* What to work on *
Review the material and extract every line in which the word "that" occurs.

* Information provided *
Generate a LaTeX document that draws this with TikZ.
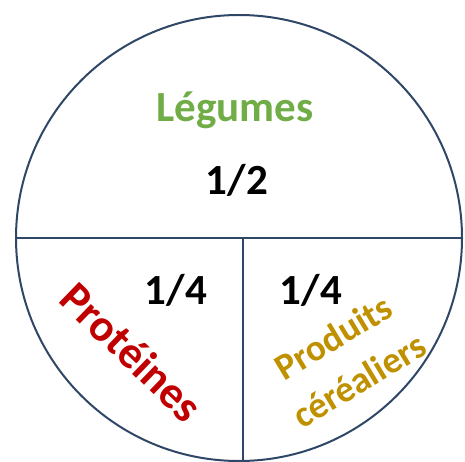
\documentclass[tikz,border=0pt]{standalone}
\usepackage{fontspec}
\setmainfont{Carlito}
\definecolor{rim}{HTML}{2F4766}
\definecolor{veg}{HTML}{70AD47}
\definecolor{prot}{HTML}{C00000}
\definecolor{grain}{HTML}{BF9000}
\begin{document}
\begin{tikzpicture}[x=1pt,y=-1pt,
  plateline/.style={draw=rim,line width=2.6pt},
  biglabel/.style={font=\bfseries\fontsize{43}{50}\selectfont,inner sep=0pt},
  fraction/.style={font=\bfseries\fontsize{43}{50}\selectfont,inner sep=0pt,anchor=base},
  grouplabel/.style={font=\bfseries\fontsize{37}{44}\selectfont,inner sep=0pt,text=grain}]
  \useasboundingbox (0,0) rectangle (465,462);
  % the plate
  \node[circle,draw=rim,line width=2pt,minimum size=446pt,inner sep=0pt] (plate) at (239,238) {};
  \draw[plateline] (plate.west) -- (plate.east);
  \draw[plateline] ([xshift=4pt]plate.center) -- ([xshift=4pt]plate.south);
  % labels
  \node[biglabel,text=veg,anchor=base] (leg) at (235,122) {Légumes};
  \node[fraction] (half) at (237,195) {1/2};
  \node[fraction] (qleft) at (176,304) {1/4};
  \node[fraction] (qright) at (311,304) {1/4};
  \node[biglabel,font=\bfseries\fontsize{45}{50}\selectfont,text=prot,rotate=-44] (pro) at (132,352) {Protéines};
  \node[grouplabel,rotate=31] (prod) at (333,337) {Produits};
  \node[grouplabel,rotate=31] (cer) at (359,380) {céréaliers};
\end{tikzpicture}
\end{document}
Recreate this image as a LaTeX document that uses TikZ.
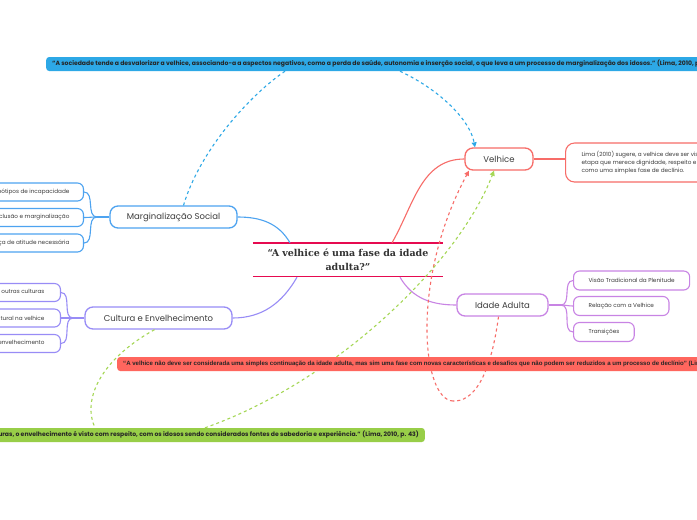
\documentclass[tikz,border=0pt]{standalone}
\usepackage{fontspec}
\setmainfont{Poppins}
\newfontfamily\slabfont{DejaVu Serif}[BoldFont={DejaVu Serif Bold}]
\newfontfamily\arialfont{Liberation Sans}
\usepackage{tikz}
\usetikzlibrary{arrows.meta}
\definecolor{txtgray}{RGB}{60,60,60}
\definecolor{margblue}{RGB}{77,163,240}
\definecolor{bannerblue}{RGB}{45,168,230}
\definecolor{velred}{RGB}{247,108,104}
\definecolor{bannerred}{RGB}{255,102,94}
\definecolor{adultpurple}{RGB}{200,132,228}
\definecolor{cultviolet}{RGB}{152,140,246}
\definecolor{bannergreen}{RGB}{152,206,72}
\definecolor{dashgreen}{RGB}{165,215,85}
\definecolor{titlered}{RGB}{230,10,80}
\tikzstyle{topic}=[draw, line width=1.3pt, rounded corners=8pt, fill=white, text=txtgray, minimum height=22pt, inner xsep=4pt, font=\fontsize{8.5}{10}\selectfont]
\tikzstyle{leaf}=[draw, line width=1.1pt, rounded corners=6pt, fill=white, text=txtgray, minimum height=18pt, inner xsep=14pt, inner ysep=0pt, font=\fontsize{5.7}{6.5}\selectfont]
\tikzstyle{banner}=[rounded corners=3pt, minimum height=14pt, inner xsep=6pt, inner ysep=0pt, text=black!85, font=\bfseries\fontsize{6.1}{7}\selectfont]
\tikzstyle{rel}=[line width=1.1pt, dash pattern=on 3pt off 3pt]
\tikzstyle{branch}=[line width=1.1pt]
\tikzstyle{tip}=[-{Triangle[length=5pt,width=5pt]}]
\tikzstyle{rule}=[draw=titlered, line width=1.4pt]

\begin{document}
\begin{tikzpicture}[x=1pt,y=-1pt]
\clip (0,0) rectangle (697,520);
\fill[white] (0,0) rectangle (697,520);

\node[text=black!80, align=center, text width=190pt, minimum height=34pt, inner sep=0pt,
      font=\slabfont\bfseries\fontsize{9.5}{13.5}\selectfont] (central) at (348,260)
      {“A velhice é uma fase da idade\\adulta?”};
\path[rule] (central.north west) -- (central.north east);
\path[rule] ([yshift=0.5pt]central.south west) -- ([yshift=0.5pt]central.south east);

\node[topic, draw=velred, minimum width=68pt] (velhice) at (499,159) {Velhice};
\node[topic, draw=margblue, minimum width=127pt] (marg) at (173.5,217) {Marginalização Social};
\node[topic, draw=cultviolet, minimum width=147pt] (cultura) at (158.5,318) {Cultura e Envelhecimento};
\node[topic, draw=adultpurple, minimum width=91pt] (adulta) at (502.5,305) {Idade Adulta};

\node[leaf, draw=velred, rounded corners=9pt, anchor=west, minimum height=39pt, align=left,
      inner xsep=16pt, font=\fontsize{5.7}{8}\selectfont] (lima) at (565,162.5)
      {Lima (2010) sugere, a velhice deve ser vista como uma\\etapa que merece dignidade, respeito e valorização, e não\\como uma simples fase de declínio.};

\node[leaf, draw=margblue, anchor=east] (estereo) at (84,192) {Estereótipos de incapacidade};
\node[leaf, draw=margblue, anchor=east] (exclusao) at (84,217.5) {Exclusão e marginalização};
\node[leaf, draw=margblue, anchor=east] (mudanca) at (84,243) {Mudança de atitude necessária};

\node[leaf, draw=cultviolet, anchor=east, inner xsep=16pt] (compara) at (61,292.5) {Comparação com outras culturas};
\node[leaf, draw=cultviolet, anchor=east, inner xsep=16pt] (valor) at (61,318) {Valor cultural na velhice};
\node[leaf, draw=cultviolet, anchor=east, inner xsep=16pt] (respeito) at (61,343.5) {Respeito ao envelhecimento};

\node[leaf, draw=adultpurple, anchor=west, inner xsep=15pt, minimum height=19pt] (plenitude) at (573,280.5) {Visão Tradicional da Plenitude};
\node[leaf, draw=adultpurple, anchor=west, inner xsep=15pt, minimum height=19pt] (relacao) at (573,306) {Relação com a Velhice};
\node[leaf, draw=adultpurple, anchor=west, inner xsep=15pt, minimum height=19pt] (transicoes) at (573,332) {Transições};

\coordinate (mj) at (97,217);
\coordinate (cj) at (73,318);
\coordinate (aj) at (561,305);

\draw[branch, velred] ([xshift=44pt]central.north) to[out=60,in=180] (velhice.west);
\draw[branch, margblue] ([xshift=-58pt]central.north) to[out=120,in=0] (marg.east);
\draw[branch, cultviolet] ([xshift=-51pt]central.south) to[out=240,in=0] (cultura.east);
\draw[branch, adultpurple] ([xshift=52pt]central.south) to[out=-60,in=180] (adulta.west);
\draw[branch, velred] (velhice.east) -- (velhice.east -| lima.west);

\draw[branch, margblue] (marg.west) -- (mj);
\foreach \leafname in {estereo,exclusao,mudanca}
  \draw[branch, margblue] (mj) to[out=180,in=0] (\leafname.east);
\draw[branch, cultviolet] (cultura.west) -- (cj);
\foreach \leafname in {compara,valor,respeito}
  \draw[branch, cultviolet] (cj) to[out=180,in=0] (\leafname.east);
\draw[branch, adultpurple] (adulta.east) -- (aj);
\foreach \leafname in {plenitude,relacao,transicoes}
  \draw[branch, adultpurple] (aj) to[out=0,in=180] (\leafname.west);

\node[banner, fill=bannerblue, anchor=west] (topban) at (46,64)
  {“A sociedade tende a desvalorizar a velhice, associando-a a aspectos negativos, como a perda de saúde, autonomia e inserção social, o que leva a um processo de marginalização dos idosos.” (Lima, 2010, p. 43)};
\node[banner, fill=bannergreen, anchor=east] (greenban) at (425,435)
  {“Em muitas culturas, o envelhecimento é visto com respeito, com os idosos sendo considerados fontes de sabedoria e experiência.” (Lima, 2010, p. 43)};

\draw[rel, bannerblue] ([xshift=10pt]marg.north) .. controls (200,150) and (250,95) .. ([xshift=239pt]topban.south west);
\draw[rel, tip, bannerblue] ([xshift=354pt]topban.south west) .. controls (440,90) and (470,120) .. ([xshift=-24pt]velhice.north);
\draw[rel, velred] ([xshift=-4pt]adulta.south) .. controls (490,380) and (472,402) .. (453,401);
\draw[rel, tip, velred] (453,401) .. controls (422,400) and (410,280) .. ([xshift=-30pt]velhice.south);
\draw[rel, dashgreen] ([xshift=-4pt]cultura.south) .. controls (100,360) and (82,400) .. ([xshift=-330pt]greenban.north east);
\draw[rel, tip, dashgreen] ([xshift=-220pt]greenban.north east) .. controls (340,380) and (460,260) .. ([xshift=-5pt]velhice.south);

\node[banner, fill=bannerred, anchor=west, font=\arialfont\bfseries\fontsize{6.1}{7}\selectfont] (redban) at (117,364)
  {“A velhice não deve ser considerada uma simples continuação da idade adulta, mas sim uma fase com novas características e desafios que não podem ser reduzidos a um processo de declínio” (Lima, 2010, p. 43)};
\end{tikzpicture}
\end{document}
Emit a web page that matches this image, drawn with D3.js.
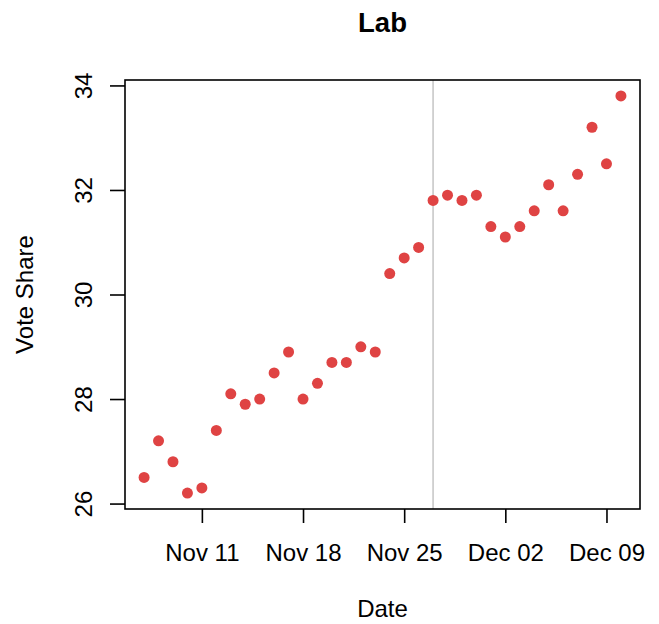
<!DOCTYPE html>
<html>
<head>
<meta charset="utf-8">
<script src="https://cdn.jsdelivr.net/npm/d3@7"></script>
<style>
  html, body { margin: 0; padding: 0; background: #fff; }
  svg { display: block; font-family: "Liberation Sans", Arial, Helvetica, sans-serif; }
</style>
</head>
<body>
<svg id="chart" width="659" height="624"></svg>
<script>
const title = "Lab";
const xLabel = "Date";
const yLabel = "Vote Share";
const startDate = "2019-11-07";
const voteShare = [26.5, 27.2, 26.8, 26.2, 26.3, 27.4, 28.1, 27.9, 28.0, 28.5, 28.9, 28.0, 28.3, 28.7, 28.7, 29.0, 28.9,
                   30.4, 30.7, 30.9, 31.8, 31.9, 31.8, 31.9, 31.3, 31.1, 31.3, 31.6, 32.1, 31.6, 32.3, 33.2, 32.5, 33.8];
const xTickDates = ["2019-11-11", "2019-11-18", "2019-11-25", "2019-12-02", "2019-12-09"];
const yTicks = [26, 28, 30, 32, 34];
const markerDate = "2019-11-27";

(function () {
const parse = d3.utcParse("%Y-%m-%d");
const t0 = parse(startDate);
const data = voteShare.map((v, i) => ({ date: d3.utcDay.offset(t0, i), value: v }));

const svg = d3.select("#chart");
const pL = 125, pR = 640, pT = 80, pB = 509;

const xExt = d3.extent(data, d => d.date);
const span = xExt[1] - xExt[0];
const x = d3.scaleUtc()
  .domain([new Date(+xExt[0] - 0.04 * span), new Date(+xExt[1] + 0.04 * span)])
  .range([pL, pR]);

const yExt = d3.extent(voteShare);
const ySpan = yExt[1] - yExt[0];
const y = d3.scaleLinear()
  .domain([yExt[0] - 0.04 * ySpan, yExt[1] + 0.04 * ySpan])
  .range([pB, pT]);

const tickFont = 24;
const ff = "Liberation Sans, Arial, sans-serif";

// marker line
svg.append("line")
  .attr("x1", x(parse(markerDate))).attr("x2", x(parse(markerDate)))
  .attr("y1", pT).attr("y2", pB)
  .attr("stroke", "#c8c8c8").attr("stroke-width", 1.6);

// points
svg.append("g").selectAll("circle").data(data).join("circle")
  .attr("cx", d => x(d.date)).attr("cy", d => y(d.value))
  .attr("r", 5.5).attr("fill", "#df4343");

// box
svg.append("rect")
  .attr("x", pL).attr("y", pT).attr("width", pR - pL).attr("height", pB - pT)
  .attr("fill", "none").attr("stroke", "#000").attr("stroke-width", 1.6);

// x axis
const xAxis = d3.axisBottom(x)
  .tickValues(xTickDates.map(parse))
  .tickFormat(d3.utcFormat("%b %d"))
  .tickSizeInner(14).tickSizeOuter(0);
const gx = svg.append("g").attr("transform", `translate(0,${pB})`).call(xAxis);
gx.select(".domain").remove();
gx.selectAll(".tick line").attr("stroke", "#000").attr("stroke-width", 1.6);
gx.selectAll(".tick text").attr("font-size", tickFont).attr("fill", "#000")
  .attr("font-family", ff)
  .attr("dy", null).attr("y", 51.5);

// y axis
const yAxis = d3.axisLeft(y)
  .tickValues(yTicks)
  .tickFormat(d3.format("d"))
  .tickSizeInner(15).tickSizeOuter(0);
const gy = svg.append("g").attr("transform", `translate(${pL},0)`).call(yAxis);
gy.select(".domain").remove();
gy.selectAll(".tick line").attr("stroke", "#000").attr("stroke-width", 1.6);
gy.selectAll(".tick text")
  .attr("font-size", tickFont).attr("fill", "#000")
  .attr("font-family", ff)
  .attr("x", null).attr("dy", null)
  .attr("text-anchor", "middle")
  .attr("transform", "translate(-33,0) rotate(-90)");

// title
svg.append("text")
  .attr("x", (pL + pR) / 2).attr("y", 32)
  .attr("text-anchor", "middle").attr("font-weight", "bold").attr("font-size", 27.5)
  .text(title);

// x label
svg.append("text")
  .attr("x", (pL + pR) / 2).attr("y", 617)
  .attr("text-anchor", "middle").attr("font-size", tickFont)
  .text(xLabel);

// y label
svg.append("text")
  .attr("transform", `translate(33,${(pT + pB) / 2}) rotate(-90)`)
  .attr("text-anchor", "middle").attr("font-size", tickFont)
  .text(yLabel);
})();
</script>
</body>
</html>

* Written solution *
Generate a LaTeX document that draws this with TikZ.
Recreate this image as a LaTeX document that uses TikZ.
Emit a web page that matches this image, drawn with D3.js.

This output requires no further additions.